Light beam collision

[Ekpyrotic]

Just thinking here.

 

If two moving, and opposite, sources emitted a radio signal from distances x and y. Would you always see the light beams meet at [math]\frac{x+y}{2}[/math]?

 

If you were in-between the sources and nearer to one?

[Sayonara]

I think that your own velocity will also make a difference, so it might be that there is not enough information in the question for a simple answer.

[Ekpyrotic]

First, let's say I'm stationary.

[Sayonara]

As I understand it, under those conditions the answer is no. However there is the small issue of observers in different reference frames seeing a different point of collision than the one you see. And you'd both be "right".

 

Is this video essentially describing your scenario?

http://uk.youtube.com/watch?v=wteiuxyqtoM

Edited December 19, 2008 by Sayonara³
multiple post merged

[iNow]

Stationary relative to whom/what?

[Ekpyrotic]

As I understand it, under those conditions the answer is no.

 

Did you mean yes?

 

Kinda' like that video but with only one observer.

[Sayonara]

I think I understand your setup.

 

What makes you think the answer is yes?

[Ekpyrotic]

As long as you're stationary the beams will always travel towards each other at c, so they'd always meet at [math]\frac{x+y}{2}[/math]. The sources are like expanding circles.

[Sayonara]

Right, the beams of light meet at that point because the speed of light is constant in all inertial frames. But is that necessarily what you see as an observer (assuming you can perceive the collision, of course)? I think I might have confused myself on this one. Damn you Einstein.

[swansont]

As long as you're stationary the beams will always travel towards each other at c, so they'd always meet at [math]\frac{x+y}{2}[/math]. The sources are like expanding circles.

 

The beams will travel toward any inertial-frame observer at c. You'd actually see the two beams approaching each other at 2c.

[johan01]

QUESTION

how can one see beams moving ?

if i shine avery powerful beam into direction x ( deep space) .

and an observer perpendicular to me is at point y .

would he see the beam propergating outward to x .

I dont see how this is possible, unless there where atoms in the beams path reflecting them my way.

 

But what if there were no atoms to reflect the beam?
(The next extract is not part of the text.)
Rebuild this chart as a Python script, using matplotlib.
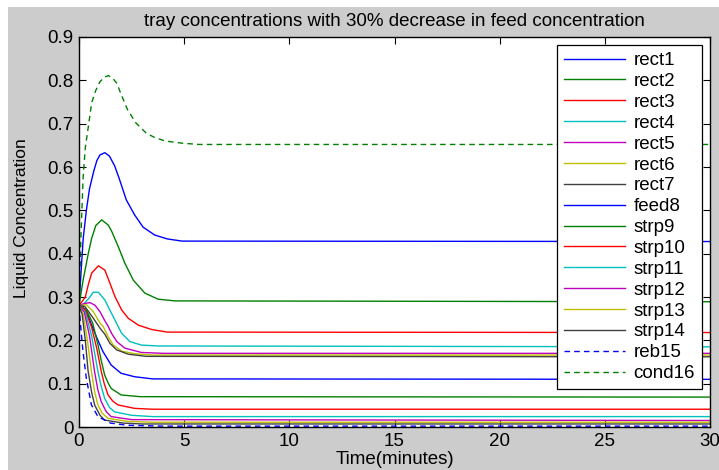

You would not see it , correct?

 

Has there been any experiment done , where the propergating , beam

has been captured . Say on video , like a beam reflecting back from the moon for instance?

[npts2020]

QUESTION

how can one see beams moving ?

if i shine avery powerful beam into direction x ( deep space) .

and an observer perpendicular to me is at point y .

would he see the beam propergating outward to x .

I dont see how this is possible, unless there where atoms in the beams path reflecting them my way.

 

But what if there were no atoms to reflect the beam? You would not see it , correct?

 

Has there been any experiment done , where the propergating , beam

has been captured . Say on video , like a beam reflecting back from the moon for instance?

 

Bouncing lasers off of the moon and measuring time to do so is how we get the most accurate measurements of the moon and its orbit.

[swansont]

QUESTION

how can one see beams moving ?

if i shine avery powerful beam into direction x ( deep space) .

and an observer perpendicular to me is at point y .

would he see the beam propergating outward to x .

I dont see how this is possible, unless there where atoms in the beams path reflecting them my way.

 

But what if there were no atoms to reflect the beam? You would not see it , correct?

 

Has there been any experiment done , where the propergating , beam

has been captured . Say on video , like a beam reflecting back from the moon for instance?

 

That's correct. If there's nothing to scatter the light, you won't physically see it except by being along its path. In these discussions, however, "see" is not always meant to be taken literally. See, observe, measure are some of the words that are used in this way; essentially it is being assumed you've set up an experiment to take all of the data you'd need to learn what happened.

 

In this case, it would be a measurement of the time it takes for the light to travel the paths and the distance of those paths. I would conclude that each beam traveled at c.